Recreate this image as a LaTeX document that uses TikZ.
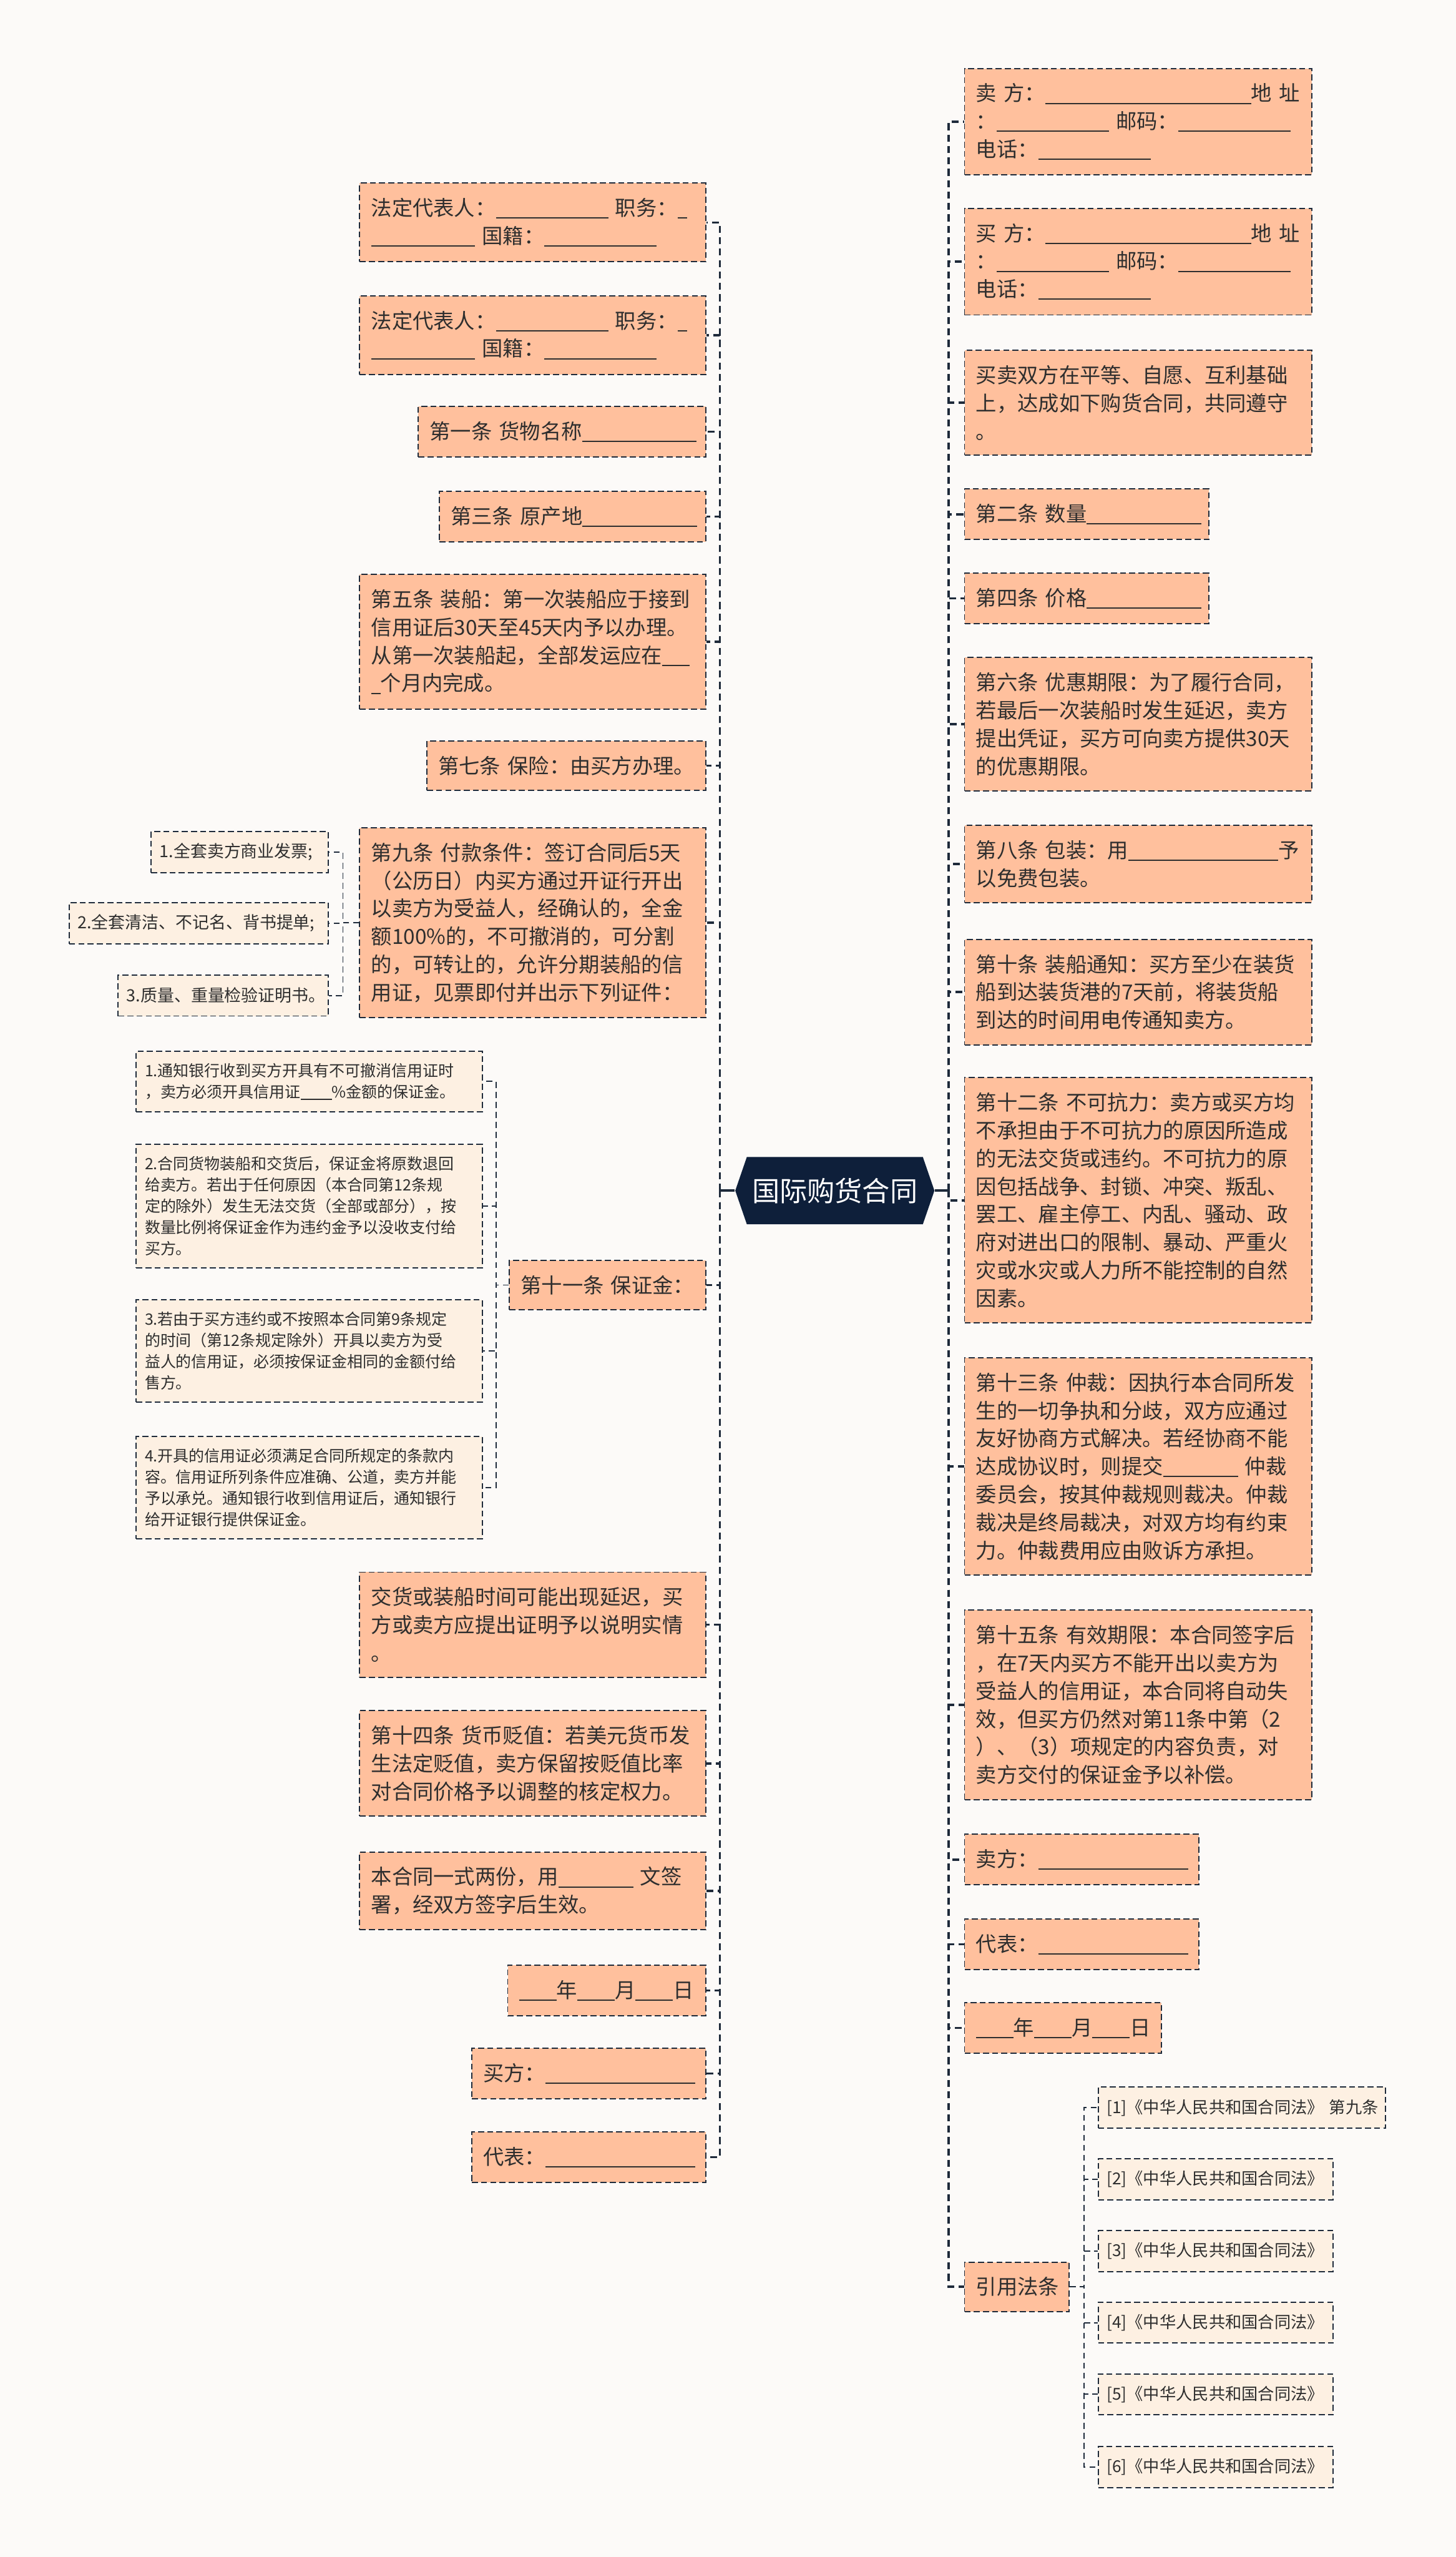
\documentclass[tikz,border=0pt]{standalone}
\usepackage{fontspec}
\setmainfont{Noto Sans CJK SC}
\usetikzlibrary{shapes.symbols}

\definecolor{fond}{HTML}{FCFAF8}
\definecolor{peche}{HTML}{FFC09D}
\definecolor{creme}{HTML}{FDF0E2}
\definecolor{trait}{HTML}{1E2A3A}
\definecolor{nuit}{HTML}{0E1F3A}
\definecolor{encre}{HTML}{2E2E2E}

\newcommand{\trou}[1]{\rule[-0.14em]{#1em}{0.06em}}

\begin{document}
\begin{tikzpicture}[x=0.01cm,y=-0.01cm]
\tikzstyle{lien}=[line width=1.1pt,color=trait,dash pattern=on 3.5pt off 2.2pt]
\tikzstyle{souslien}=[line width=0.6pt,color=trait,dash pattern=on 3pt off 2pt]
\tikzstyle{tige}=[line width=1.1pt,color=trait]
\tikzset{article/.style={draw=trait,line width=0.6pt,dash pattern=on 3pt off 1.6pt,fill=#1,text=encre,align=left,
  font=\fontsize{10.4pt}{14pt}\selectfont,inner xsep=0.2cm,inner ysep=7.5pt,minimum height=0.86cm},
article/.default={peche},
annexe/.style={article=creme,font=\fontsize{7.8pt}{10.6pt}\selectfont,inner xsep=0.15cm,inner ysep=6pt,minimum height=0.72cm},
piece/.style={annexe,font=\fontsize{8.4pt}{10.6pt}\selectfont},
loi/.style={annexe,font=\fontsize{8.2pt}{10.6pt}\selectfont},
racine/.style={signal,signal to=west and east,signal pointer angle=142,fill=nuit,text=white,
  font=\fontsize{13.8pt}{16pt}\selectfont,minimum width=3.5cm,minimum height=1.18cm,inner xsep=1pt}}

\useasboundingbox (0,0) rectangle (2560,4495);
\fill[fond] (0,0) rectangle (2560,4495);

\node[racine] (C) at (1468,2093) {国际购货合同};
\coordinate (lj) at (1266,2093);
\coordinate (rj) at (1668,2093);

% gauche
\node[article,anchor=east,text width=5.68cm] (L1) at (1242,391) {法定代表人：\trou{5.4}~职务：\trou{0.45}\\\trou{5}~国籍：\trou{5.4}};
\node[article,anchor=east,text width=5.68cm] (L2) at (1242,589) {法定代表人：\trou{5.4}~职务：\trou{0.45}\\\trou{5}~国籍：\trou{5.4}};
\node[article,anchor=east,text width=4.65cm] (L3) at (1242,759) {第一条~货物名称\trou{5.5}};
\node[article,anchor=east,text width=4.28cm] (L4) at (1242,908) {第三条~原产地\trou{5.5}};
\node[article,anchor=east,text width=5.68cm] (L5) at (1242,1128) {第五条~装船：第一次装船应于接到\\信用证后30天至45天内予以办理。\\从第一次装船起，全部发运应在\trou{1.3}\\\trou{0.45}个月内完成。};
\node[article,anchor=east,text width=4.5cm] (L6) at (1242,1346) {第七条~保险：由买方办理。};
\node[article,anchor=east,text width=5.68cm] (L7) at (1242,1622) {第九条~付款条件：签订合同后5天\\（公历日）内买方通过开证行开出\\以卖方为受益人，经确认的，全金\\额100\%的，不可撤消的，可分割\\的，可转让的，允许分期装船的信\\用证，见票即付并出示下列证件：};
\node[piece,anchor=east,text width=2.81cm] (L7a) at (578,1498) {1.全套卖方商业发票;};
\node[piece,anchor=east,text width=4.25cm] (L7b) at (578,1623) {2.全套清洁、不记名、背书提单;};
\node[piece,anchor=east,text width=3.39cm] (L7c) at (578,1750) {3.质量、重量检验证明书。};
\node[article,anchor=east,text width=3.05cm] (L8) at (1242,2259) {第十一条~保证金：};
\node[annexe,anchor=east,text width=5.78cm] (L8a) at (849,1901) {1.通知银行收到买方开具有不可撤消信用证时\\，卖方必须开具信用证\trou{2}\%金额的保证金。};
\node[annexe,anchor=east,text width=5.78cm] (L8b) at (849,2120) {2.合同货物装船和交货后，保证金将原数退回\\给卖方。若出于任何原因（本合同第12条规\\定的除外）发生无法交货（全部或部分），按\\数量比例将保证金作为违约金予以没收支付给\\买方。};
\node[annexe,anchor=east,text width=5.78cm] (L8c) at (849,2375) {3.若由于买方违约或不按照本合同第9条规定\\的时间（第12条规定除外）开具以卖方为受\\益人的信用证，必须按保证金相同的金额付给\\售方。};
\node[annexe,anchor=east,text width=5.78cm] (L8d) at (849,2615) {4.开具的信用证必须满足合同所规定的条款内\\容。信用证所列条件应准确、公道，卖方并能\\予以承兑。通知银行收到信用证后，通知银行\\给开证银行提供保证金。};
\node[article,anchor=east,text width=5.68cm] (L9) at (1242,2856) {交货或装船时间可能出现延迟，买\\方或卖方应提出证明予以说明实情\\。};
\node[article,anchor=east,text width=5.68cm] (L10) at (1242,3100) {第十四条~货币贬值：若美元货币发\\生法定贬值，卖方保留按贬值比率\\对合同价格予以调整的核定权力。};
\node[article,anchor=east,text width=5.68cm] (L11) at (1242,3324) {本合同一式两份，用\trou{3.6}~文签\\署，经双方签字后生效。};
\node[article,anchor=east,text width=3.08cm] (L12) at (1242,3499) {\trou{1.8}年\trou{1.8}月\trou{1.8}日};
\node[article,anchor=east,text width=3.71cm] (L13) at (1242,3645) {买方：\trou{7.2}};
\node[article,anchor=east,text width=3.71cm] (L14) at (1242,3792) {代表：\trou{7.2}};

% droite
\node[article,anchor=west,text width=5.7cm] (R1) at (1695,214) {卖~方：\trou{9.9}地~址\\：\trou{5.4}~邮码：\trou{5.4}\\电话：\trou{5.4}};
\node[article,anchor=west,text width=5.7cm] (R2) at (1695,460) {买~方：\trou{9.9}地~址\\：\trou{5.4}~邮码：\trou{5.4}\\电话：\trou{5.4}};
\node[article,anchor=west,text width=5.7cm] (R3) at (1695,708) {买卖双方在平等、自愿、互利基础\\上，达成如下购货合同，共同遵守\\。};
\node[article,anchor=west,text width=3.89cm] (R4) at (1695,904) {第二条~数量\trou{5.5}};
\node[article,anchor=west,text width=3.89cm] (R5) at (1695,1052) {第四条~价格\trou{5.5}};
\node[article,anchor=west,text width=5.7cm] (R6) at (1695,1273) {第六条~优惠期限：为了履行合同，\\若最后一次装船时发生延迟，卖方\\提出凭证，买方可向卖方提供30天\\的优惠期限。};
\node[article,anchor=west,text width=5.7cm] (R7) at (1695,1519) {第八条~包装：用\trou{7.2}予\\以免费包装。};
\node[article,anchor=west,text width=5.7cm] (R8) at (1695,1744) {第十条~装船通知：买方至少在装货\\船到达装货港的7天前，将装货船\\到达的时间用电传通知卖方。};
\node[article,anchor=west,text width=5.7cm] (R9) at (1695,2110) {第十二条~不可抗力：卖方或买方均\\不承担由于不可抗力的原因所造成\\的无法交货或违约。不可抗力的原\\因包括战争、封锁、冲突、叛乱、\\罢工、雇主停工、内乱、骚动、政\\府对进出口的限制、暴动、严重火\\灾或水灾或人力所不能控制的自然\\因素。};
\node[article,anchor=west,text width=5.7cm] (R10) at (1695,2578) {第十三条~仲裁：因执行本合同所发\\生的一切争执和分歧，双方应通过\\友好协商方式解决。若经协商不能\\达成协议时，则提交\trou{3.6}~仲裁\\委员会，按其仲裁规则裁决。仲裁\\裁决是终局裁决，对双方均有约束\\力。仲裁费用应由败诉方承担。};
\node[article,anchor=west,text width=5.7cm] (R11) at (1695,2997) {第十五条~有效期限：本合同签字后\\，在7天内买方不能开出以卖方为\\受益人的信用证，本合同将自动失\\效，但买方仍然对第11条中第（2\\）、（3）项规定的内容负责，对\\卖方交付的保证金予以补偿。};
\node[article,anchor=west,text width=3.72cm] (R12) at (1695,3269) {卖方：\trou{7.2}};
\node[article,anchor=west,text width=3.72cm] (R13) at (1695,3418) {代表：\trou{7.2}};
\node[article,anchor=west,text width=3.06cm] (R14) at (1695,3565) {\trou{1.8}年\trou{1.8}月\trou{1.8}日};
\node[article,anchor=west,text width=1.44cm] (R15) at (1695,4020) {引用法条};
\node[loi,anchor=west,text width=4.75cm] (R15a) at (1930,3705) {[1]《中华人民共和国合同法》~第九条};
\node[loi,anchor=west,text width=3.83cm] (R15b) at (1930,3831) {[2]《中华人民共和国合同法》};
\node[loi,anchor=west,text width=3.83cm] (R15c) at (1930,3957) {[3]《中华人民共和国合同法》};
\node[loi,anchor=west,text width=3.83cm] (R15d) at (1930,4083) {[4]《中华人民共和国合同法》};
\node[loi,anchor=west,text width=3.83cm] (R15e) at (1930,4209) {[5]《中华人民共和国合同法》};
\node[loi,anchor=west,text width=3.83cm] (R15f) at (1930,4337) {[6]《中华人民共和国合同法》};

\coordinate (j9) at (603,1622);
\coordinate (j11) at (872,2259);
\coordinate (jr) at (1906,4020);

\draw[tige] (C.west) -- (lj);
\draw[tige] (C.east) -- (rj);

\draw[lien] (lj) |- (L1.east);
\draw[lien] (lj) |- (L2.east);
\draw[lien] (lj) |- (L3.east);
\draw[lien] (lj) |- (L4.east);
\draw[lien] (lj) |- (L5.east);
\draw[lien] (lj) |- (L6.east);
\draw[lien] (lj) |- (L7.east);
\draw[lien] (lj) |- (L8.east);
\draw[lien] (lj) |- (L9.east);
\draw[lien] (lj) |- (L10.east);
\draw[lien] (lj) |- (L11.east);
\draw[lien] (lj) |- (L12.east);
\draw[lien] (lj) |- (L13.east);
\draw[lien] (lj) |- (L14.east);

\draw[lien] (rj) |- (R1.west);
\draw[lien] (rj) |- (R2.west);
\draw[lien] (rj) |- (R3.west);
\draw[lien] (rj) |- (R4.west);
\draw[lien] (rj) |- (R5.west);
\draw[lien] (rj) |- (R6.west);
\draw[lien] (rj) |- (R7.west);
\draw[lien] (rj) |- (R8.west);
\draw[lien] (rj) |- (R9.west);
\draw[lien] (rj) |- (R10.west);
\draw[lien] (rj) |- (R11.west);
\draw[lien] (rj) |- (R12.west);
\draw[lien] (rj) |- (R13.west);
\draw[lien] (rj) |- (R14.west);
\draw[lien] (rj) |- (R15.west);

\draw[souslien] (L7.west) -- (j9) |- (L7a.east);
\draw[souslien] (L7.west) -- (j9) |- (L7b.east);
\draw[souslien] (L7.west) -- (j9) |- (L7c.east);

\draw[souslien] (L8.west) -- (j11) |- (L8a.east);
\draw[souslien] (L8.west) -- (j11) |- (L8b.east);
\draw[souslien] (L8.west) -- (j11) |- (L8c.east);
\draw[souslien] (L8.west) -- (j11) |- (L8d.east);

\draw[souslien] (R15.east) -- (jr) |- (R15a.west);
\draw[souslien] (R15.east) -- (jr) |- (R15b.west);
\draw[souslien] (R15.east) -- (jr) |- (R15c.west);
\draw[souslien] (R15.east) -- (jr) |- (R15d.west);
\draw[souslien] (R15.east) -- (jr) |- (R15e.west);
\draw[souslien] (R15.east) -- (jr) |- (R15f.west);

\end{tikzpicture}
\end{document}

--------

Write out again exactly the lines from the start of the data above through the line containing "(rj) at (1668,2093);", inclusive, excluding any pictures.

▸ **Finished exercise**
Recreate this image as a LaTeX document that uses TikZ.
\documentclass[tikz,border=0pt]{standalone}
\usepackage{fontspec}
\setmainfont{Noto Sans CJK SC}
\usetikzlibrary{shapes.symbols}

\definecolor{fond}{HTML}{FCFAF8}
\definecolor{peche}{HTML}{FFC09D}
\definecolor{creme}{HTML}{FDF0E2}
\definecolor{trait}{HTML}{1E2A3A}
\definecolor{nuit}{HTML}{0E1F3A}
\definecolor{encre}{HTML}{2E2E2E}

\newcommand{\trou}[1]{\rule[-0.14em]{#1em}{0.06em}}

\begin{document}
\begin{tikzpicture}[x=0.01cm,y=-0.01cm]
\tikzstyle{lien}=[line width=1.1pt,color=trait,dash pattern=on 3.5pt off 2.2pt]
\tikzstyle{souslien}=[line width=0.6pt,color=trait,dash pattern=on 3pt off 2pt]
\tikzstyle{tige}=[line width=1.1pt,color=trait]
\tikzset{article/.style={draw=trait,line width=0.6pt,dash pattern=on 3pt off 1.6pt,fill=#1,text=encre,align=left,
  font=\fontsize{10.4pt}{14pt}\selectfont,inner xsep=0.2cm,inner ysep=7.5pt,minimum height=0.86cm},
article/.default={peche},
annexe/.style={article=creme,font=\fontsize{7.8pt}{10.6pt}\selectfont,inner xsep=0.15cm,inner ysep=6pt,minimum height=0.72cm},
piece/.style={annexe,font=\fontsize{8.4pt}{10.6pt}\selectfont},
loi/.style={annexe,font=\fontsize{8.2pt}{10.6pt}\selectfont},
racine/.style={signal,signal to=west and east,signal pointer angle=142,fill=nuit,text=white,
  font=\fontsize{13.8pt}{16pt}\selectfont,minimum width=3.5cm,minimum height=1.18cm,inner xsep=1pt}}

\useasboundingbox (0,0) rectangle (2560,4495);
\fill[fond] (0,0) rectangle (2560,4495);

\node[racine] (C) at (1468,2093) {国际购货合同};
\coordinate (lj) at (1266,2093);
\coordinate (rj) at (1668,2093);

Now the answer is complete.